«Mi dia il granchio, quello nuovo, azzurro», dice la signora Luisa davanti al banco pescheria, mentre Paolo, socio da trent’anni, vuole provare gli spaghetti al crostaceo “invasore”. Tutti pazzi per “l’alieno” finito nel piatto, tant’è che nel giro di un mese dal debutto sui banchi serviti dei Coop.fi le richieste del granchio blu, disponibile già eviscerato, sono più che triplicate. Effetto del tam-tam mediatico riguardo ai rischi che corre il nostro ambiente marino per l’arrivo di questo colonizzatore spietato. Talmente vorace da essersi guadagnato il soprannome di cinghiale di mare.
Mangia di tutto, vongole, cozze, telline, creando danni al settore ittico, e si riproduce a gran velocità. Specie aliena invasiva la chiamano gli esperti, non perché provenga dallo spazio profondo, ma per il fatto che gli esemplari di Callinectes sapidus fino a poco tempo fa non erano presenti nel Mediterraneo e qui non hanno trovato antagonisti naturali. Così è nata l’idea di combatterlo con un altro predatore, altrettanto insaziabile: l’uomo.
Nemico o alleato?
«Una delle cose che possiamo fare per tentare di controllare questa popolazione invasiva è mangiarla», spiega Ernesto Azzurro, dirigente di ricerca del Cnr-Irbim di Ancona, l’Istituto del Consiglio Nazionale delle Ricerche per le Risorse Biologiche e le Biotecnologie Marine. «Le invasioni biologiche rappresentano una delle questioni più gravi per l’attuale crisi della biodiversità – precisa -. In ambito acquatico è praticamente impossibile eradicare le specie invasive, la strategia da utilizzare è una “gestione di mantenimento”: togliamo i granchi per far sì che la popolazione si riduca numericamente, in modo da limitare gli impatti sull’ecosistema. Ancora però non sappiamo quale sia con esattezza tale quantità».
Il Cnr-Irbim sta studiando come limitare i danni con una gestione adattiva delle specie aliene, ad esempio valutando quelle commestibili e suggerendo sistemi di pesca selettivi e non impattanti. La vendita del granchio blu è consentita da tempo. Le morbide carni, che ricordano un po’ il sapore dell’astice, sono apprezzate da sempre nella sua terra natia, le coste atlantiche dell’America.
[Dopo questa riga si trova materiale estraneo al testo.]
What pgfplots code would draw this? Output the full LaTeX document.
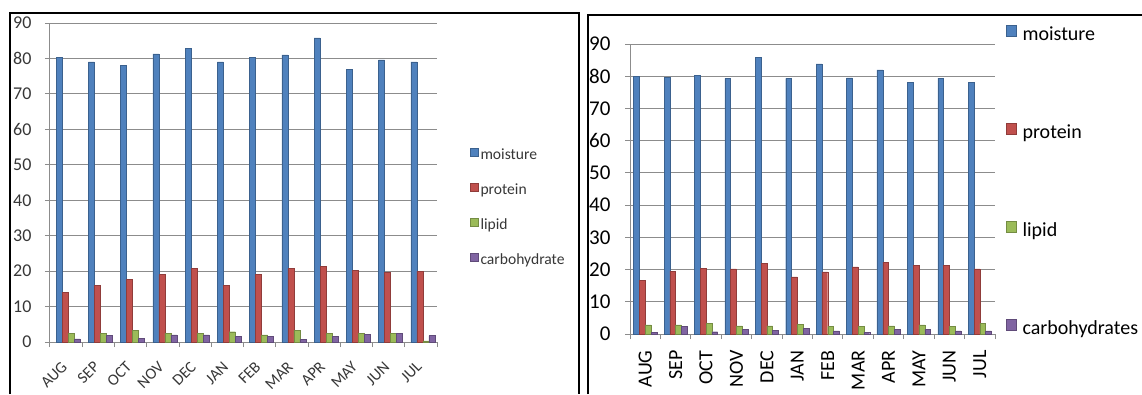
\documentclass[border=0pt]{standalone}
\usepackage{fontspec}
\setmainfont{Carlito}
\usepackage{pgfplots}
\usepackage{pgfplotstable}
\pgfplotsset{compat=1.18}
\definecolor{cM}{RGB}{79,129,189}
\definecolor{cP}{RGB}{192,80,77}
\definecolor{cL}{RGB}{155,187,89}
\definecolor{cC}{RGB}{128,100,162}
\definecolor{gridc}{RGB}{140,140,140}
\definecolor{txtL}{RGB}{55,55,55}

\pgfplotstableread{
i moist prot lip carb
0 80.3 14.0 2.5 0.9
1 79.0 16.0 2.5 1.8
2 78.0 17.6 3.2 1.1
3 81.3 19.0 2.4 2.0
4 82.8 20.8 2.4 2.0
5 79.0 16.0 2.9 1.5
6 80.3 19.0 2.0 1.5
7 81.0 20.8 3.3 0.8
8 85.8 21.3 2.5 1.5
9 77.0 20.2 2.5 2.2
10 79.6 19.6 2.4 2.4
11 79.0 20.0 0.3 1.8
}\leftdata

\pgfplotstableread{
i moist prot lip carb
0 80.0 16.6 2.8 0.5
1 79.6 19.5 2.8 2.3
2 80.3 20.3 3.3 0.7
3 79.3 20.2 2.5 1.5
4 85.8 21.9 2.5 1.2
5 79.3 17.7 3.0 1.8
6 83.8 19.3 2.3 1.0
7 79.5 20.8 2.3 0.5
8 82.0 22.3 2.5 1.5
9 78.2 21.2 2.8 1.5
10 79.4 21.2 2.3 1.0
11 78.0 20.2 3.3 1.0
}\rightdata

\pgfplotsset{
  common/.style={
    scale only axis, anchor=south west,
    xmin=-0.5, xmax=11.5, ymin=0, ymax=90,
    ybar=0pt,
    axis lines*=left,
    axis line style={gridc,line width=1pt},
    ymajorgrids, grid style={gridc,line width=1pt},
    ytick={0,10,...,90}, xtick={0,...,11},
    xticklabels={AUG,SEP,OCT,NOV,DEC,JAN,FEB,MAR,APR,MAY,JUN,JUL},
    minor xtick={-0.5,0.5,...,11.5},
    tick align=outside, major tick length=5pt, minor tick length=5pt,
    tick style={gridc,line width=1pt},
    major x tick style={draw=none},
    /pgf/number format/assume math mode=true,
    legend cell align=left,
  },
}

\begin{document}
\begin{tikzpicture}[x=1pt,y=1pt]
\useasboundingbox (0,0) rectangle (1142,394);
\draw[line width=2pt] (10,0) -- (10,381) -- (579,381) -- (579,0);
\draw[line width=2pt] (588,0) -- (588,379) -- (1142,379);

\begin{axis}[common,
  at={(50pt,52pt)}, width=387pt, height=319pt,
  bar width=6pt,
  yticklabel style={font=\fontsize{18}{20}\selectfont, text=txtL, xshift=-10pt},
  xticklabel style={font=\fontsize{16}{18}\selectfont, text=txtL, rotate=45, anchor=east, xshift=-10pt, yshift=-11pt},
  legend image code/.code={\fill[#1] (0pt,-1pt) rectangle (8pt,7pt);},
  legend style={draw=none, fill=none, at={(1.085,0.614)}, anchor=north west, inner sep=0pt,
    row sep=17pt, font=\fontsize{15.6}{18}\selectfont, text=txtL,
    nodes={text height=11pt, text depth=3pt, inner xsep=2pt}},
]
\addplot[fill=cM, draw=cM!75!black, xshift=2pt] table[x=i,y=moist]{\leftdata};
\addplot[fill=cP, draw=cP!75!black, xshift=2pt] table[x=i,y=prot]{\leftdata};
\addplot[fill=cL, draw=cL!75!black, xshift=2pt] table[x=i,y=lip]{\leftdata};
\addplot[fill=cC, draw=cC!75!black, xshift=2pt] table[x=i,y=carb]{\leftdata};
\legend{moisture,protein,lipid,carbohydrate}
\end{axis}

\begin{axis}[common,
  at={(630pt,60pt)}, width=365pt, height=290pt,
  bar width=5.8pt,
  yticklabel style={font=\fontsize{21}{23}\selectfont, text=black, xshift=-11pt},
  xticklabel style={font=\fontsize{20}{22}\selectfont, text=black, rotate=90, anchor=east, xshift=-8pt},
  legend image code/.code={\fill[#1] (0pt,-1pt) rectangle (10pt,10pt);},
  legend style={draw=none, fill=none, at={(1.030,1.069)}, anchor=north west, inner sep=0pt,
    row sep=76pt, font=\fontsize{20}{22}\selectfont, text=black,
    nodes={text height=14pt, text depth=4pt, inner xsep=6pt}},
]
\addplot[fill=cM, draw=cM!75!black] table[x=i,y=moist]{\rightdata};
\addplot[fill=cP, draw=cP!75!black] table[x=i,y=prot]{\rightdata};
\addplot[fill=cL, draw=cL!75!black] table[x=i,y=lip]{\rightdata};
\addplot[fill=cC, draw=cC!75!black] table[x=i,y=carb]{\rightdata};
\legend{moisture,protein,lipid,carbohydrates}
\end{axis}
\end{tikzpicture}
\end{document}
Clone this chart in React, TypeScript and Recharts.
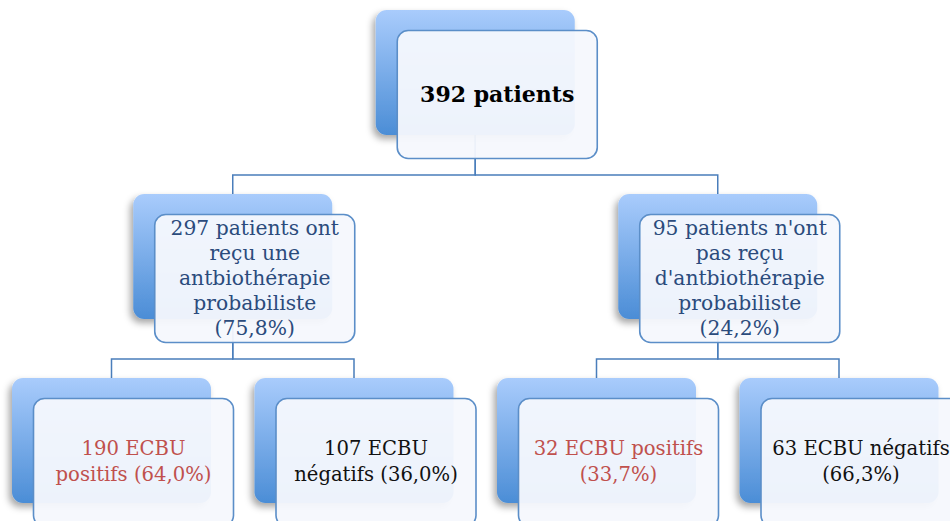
import React from 'react';
import { ScatterChart, Scatter, XAxis, YAxis } from 'recharts';

// tree: one entry per box, parents point at the index of the box above
const nodeIds = ['root', 'treated', 'untreated', 'treatedPos', 'treatedNeg', 'untreatedPos', 'untreatedNeg'];
const nodeParents = [-1, 0, 0, 1, 1, 2, 2];
const nodeLevels = [0, 1, 1, 2, 2, 2, 2];
const nodeSlots = [1.5, 0.5, 2.5, 0, 1, 2, 3];
const nodeCounts = [392, 297, 95, 190, 107, 32, 63];
const nodeTones = ['total', 'group', 'group', 'pos', 'neg', 'pos', 'neg'];
const nodeLines: string[][] = [
  ['392 patients'],
  ['297 patients ont', 'reçu une', 'antbiothérapie', 'probabiliste', '(75,8%)'],
  ["95 patients n'ont", 'pas reçu', "d'antbiothérapie", 'probabiliste', '(24,2%)'],
  ['190 ECBU', 'positifs (64,0%)'],
  ['107 ECBU', 'négatifs (36,0%)'],
  ['32 ECBU positifs', '(33,7%)'],
  ['63 ECBU négatifs', '(66,3%)'],
];

const W = 950;
const H = 521;
const FONT = '"DejaVu Serif", "Liberation Serif", serif';
const TONE_COLOR: Record<string, string> = {
  total: '#000000',
  group: '#2b4b7c',
  pos: '#c0504d',
  neg: '#111111',
};

interface NodePoint {
  id: string;
  x: number;
  y: number;
  count: number;
  tone: string;
  lines: string[];
}

const nodes: NodePoint[] = nodeIds.map((id, i) => ({
  id,
  x: nodeSlots[i],
  y: nodeLevels[i],
  count: nodeCounts[i],
  tone: nodeTones[i],
  lines: nodeLines[i],
}));

// elbow connector from a parent box down to each child box
const BAR_AT = 0.557;
const connectors = nodes
  .map((n, i) => ({ n, p: nodeParents[i] >= 0 ? nodes[nodeParents[i]] : null }))
  .filter((c) => c.p !== null)
  .map(({ n, p }) => [
    { x: p!.x, y: p!.y },
    { x: p!.x, y: p!.y + BAR_AT },
    { x: n.x, y: p!.y + BAR_AT },
    { x: n.x, y: n.y },
  ]);

function NodeBox(props: any): React.JSX.Element {
  const { cx, cy, payload } = props;
  const node = payload as NodePoint;
  const fx = cx + 22;
  const fy = cy + 21;
  const isRoot = node.tone === 'total';
  const size = isRoot ? 22 : node.lines.length > 2 ? 20.3 : 19.6;
  const lh = node.lines.length > 2 ? 25 : 26;
  const top = fy - ((node.lines.length - 1) * lh) / 2;
  return (
    <g>
      <rect
        x={cx - 99.5}
        y={cy - 62.5}
        width={199}
        height={125}
        rx={11}
        fill="url(#backGrad)"
        filter="url(#boxShadow)"
      />
      <rect
        x={cx - 78}
        y={cy - 42}
        width={200}
        height={128}
        rx={11}
        fill="#f5f8fd"
        fillOpacity={0.95}
        stroke="#5b8ec8"
        strokeWidth={1.6}
      />
      <text
        x={fx}
        textAnchor="middle"
        fontFamily={FONT}
        fontSize={size}
        fontWeight={isRoot ? 700 : 400}
        fill={TONE_COLOR[node.tone]}
      >
        {node.lines.map((l, k) => (
          <tspan key={k} x={fx} y={top + k * lh} dominantBaseline="central">
            {l}
          </tspan>
        ))}
      </text>
    </g>
  );
}

const Nothing = (): React.JSX.Element => <g />;

export default function App(): React.JSX.Element {
  return (
    <div style={{ position: 'absolute', left: 0, top: 0, width: W, height: H, overflow: 'hidden', background: '#fff' }}>
      <ScatterChart width={W} height={H} margin={{ top: 72.5, right: 111, bottom: 80.5, left: 111.5 }}>
        <defs>
          <linearGradient id="backGrad" x1="0" y1="0" x2="0" y2="1">
            <stop offset="0%" stopColor="#a9ccfc" />
            <stop offset="100%" stopColor="#4b8dd6" />
          </linearGradient>
          <filter id="boxShadow" x="-20%" y="-20%" width="140%" height="150%">
            <feDropShadow dx={-3} dy={4} stdDeviation={3.5} floodColor="#000" floodOpacity={0.35} />
          </filter>
        </defs>
        <XAxis type="number" dataKey="x" domain={[0, 3]} hide />
        <YAxis type="number" dataKey="y" domain={[0, 2]} reversed hide />
        {connectors.map((seg, i) => (
          <Scatter
            key={`c${i}`}
            data={seg}
            line={{ stroke: '#4a7ebb', strokeWidth: 1.5 }}
            lineType="joint"
            shape={Nothing}
            isAnimationActive={false}
          />
        ))}
        <Scatter data={nodes} shape={NodeBox} isAnimationActive={false} />
      </ScatterChart>
    </div>
  );
}
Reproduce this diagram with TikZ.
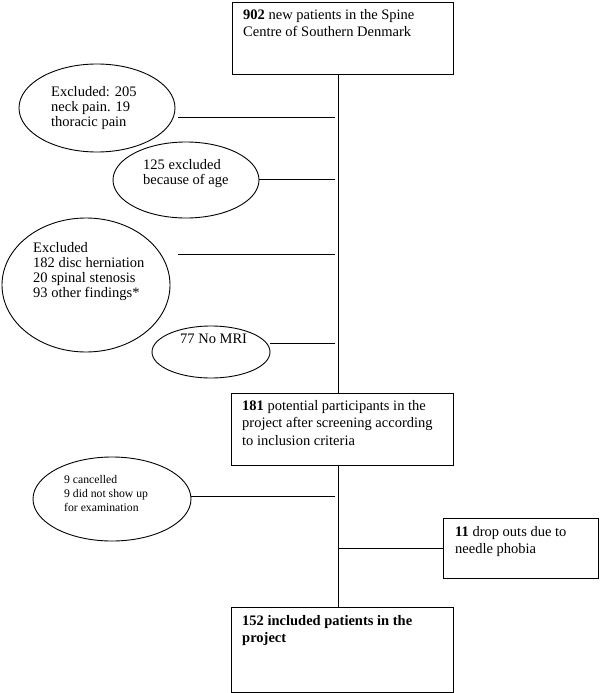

Inoltre sono una fonte di proteine di alta qualità, con pochi grassi saturi e un giusto apporto di Omega 3. Alle nostre latitudini questo crostaceo è sbarcato “per sbaglio”, trasportato dalle navi mercantili, con i primi avvistamenti datati 1949 e ora, dopo aver colonizzato molte aree del Mediterraneo, assistiamo a un’esplosione nelle lagune italiane e nel medio-alto Adriatico.
Mare dell’altro mondo
Nel Belpaese, vista l’improvvisa abbondanza, l’animale dalle chele azzurre è spuntato ovunque, nel menù dei chioschi sulla spiaggia e nei ristoranti stellati, dove la polpa è impiegata in sughi, zuppe, insalate fredde, perfino per burger di crostaceo unendo pangrattato, uovo e spezie.
E il Cnr-Irbim, per capire quanto è conosciuto e gradito, ha lanciato un questionario online rivolto a tutti i cittadini all’indirizzo shorturl.at/eGHZ2.
Le nostre tavole, però, sono già piene di “alieni”. Oggi la maggioranza delle vongole veraci commercializzate sono originarie del sud est asiatico: la Ruditapes philippinarum è stata introdotta in Italia negli anni Ottanta a scapito di quella autoctona. Stesso discorso per l’ostrica Crassostrea gigas, proveniente dal Pacifico, allevata da mezzo secolo nel Mediterraneo.
I cambiamenti climatici continuano a favorire la diffusione, pure dalle nostre parti, di specie tropicali invasive, come il pesce scorpione e il pesce coniglio, scuro e striato. Tutti buoni da mangiare, a patto che si presti attenzione alle spine sul corpo dell’animale per evitare punture. Gli ultimi studi si concentrano sulla conchiglia arca, detta anche Scafarca: sebbene abbia suscitato meno clamore, ormai assedia i fondali adriatici. La pentola potrebbe essere la soluzione pure per lei, perfetta – assicurano gli esperti – per un ottimo ragù di mare.
Doppio blu
Alla fine di agosto il gruppo del Cnr-Irbim di Ancona ha annunciato la presenza nel Mar Adriatico di una seconda specie di granchio blu, il Portunus segnis, originario del Mar Rosso e dell’Oceano Indiano occidentale.